Did I want to risk post-traumatic stress syndrome this time? I inhaled and exhaled three times and walked in. Aba Ginoong Maria, I wanted to exclaim.  The guard didn’t do the meaningless “Good morning, Sir/Mam” and instead asked what I needed. When I told him I needed to pay my income tax he pulled out one of the bank forms for me to fill out, even instructing me to leave one line blank. Then he gave me a number and asked me to take a seat.

No lines here. Instead, the bank has nice soft-cushioned seats scattered around, with the ambience of a small hotel lobby. I took one seat, ready for a long wait, but no, it was only a few minutes before I was called. The teller smiled and took the forms. The BIR had a new form with tiny boxes to fill out so I would have understood if the teller grumbled, but no, she processed everything within a few minutes and handed back my copy.

Hope for government

I wasn’t sure anymore if this was UCPB, and asked to see the bank manager, Teresa Tiouyco, who was even more congenial than the tellers. I asked if UCPB was still a government bank and she said yes, and that they were doing a facelift in all their branches, and training staff for better customer service. The skies opened and angels emerged with trumpets and fanfare, singing out, “Hallelujah, there’s hope, there’s hope for government agencies!”

I thought of my own college at UP and of discovering, when I became dean, there was nothing for our visitors.
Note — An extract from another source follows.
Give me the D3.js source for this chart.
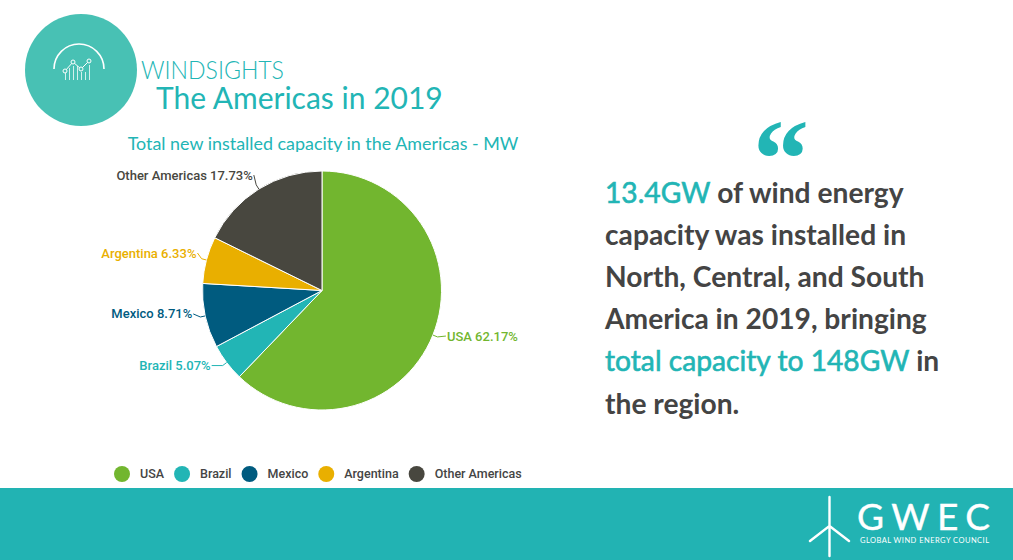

I brought in a sofa, chairs, newspapers and coffee, and people were incredulous. Now I’m working on the staff, getting them to smile more, look at visitors straight in the eye, and hand over, and not throw, things. Now I think they’re overdoing it, being nice even to people who

don’t deserve niceness, like mean students and aggressive salesmen.

A few days after UCPB I was at the Ninoy Aquino International Airport rushing to catch a flight and worrying about work and family. At the check-in counter I was asked for my authorization to enter Taiwan. I had done this online, and printed it out. The problem was I didn’t bring it.

But I knew I had an electronic copy in my laptop so I asked around about accessing a printer but it was like one headless chicken asking other headless chickens for help. Until one of the staff, Mary Ann del Pilar, very kindly offered to help, and had a brilliant idea. She told me I could get on Naia’s Wi-Fi to e-mail the file from my computer to her account, and she would print it out. When you’re under stress you tend to be pessimistic, and I imagined snail-pace Wi-Fi, but no, it worked, because Mary Ann told me where the strong Wi-Fi was.

It worked out and this time, there was only one angel and that was Mary Ann and instead of trumpets I could hear the song from “The Sound of Music” that goes “Somewhere in my youth or childhood, I must have done something good.”

Niceness is contagious. In Taiwan I had one more mishap: Globe didn’t activate my roaming until a few hours before I was due to return to Manila. I called them twice, quite irritated, but because they had nice call center agents handling my complaint, I calmed down and in the end, I thought it was just as well I didn’t have roaming because I wasn’t hassled by requests from Manila.

Niceness is good for business as well.  After the UCPB encounter, I checked the Internet to look at its services and products and was surprised to find that it did have a good line-up. I checked independent websites and found good reviews of its financial products. Now the best product lines won’t mean anything unless you have pleasant (and not pushy) staff who can get through to clients, and keep them coming back.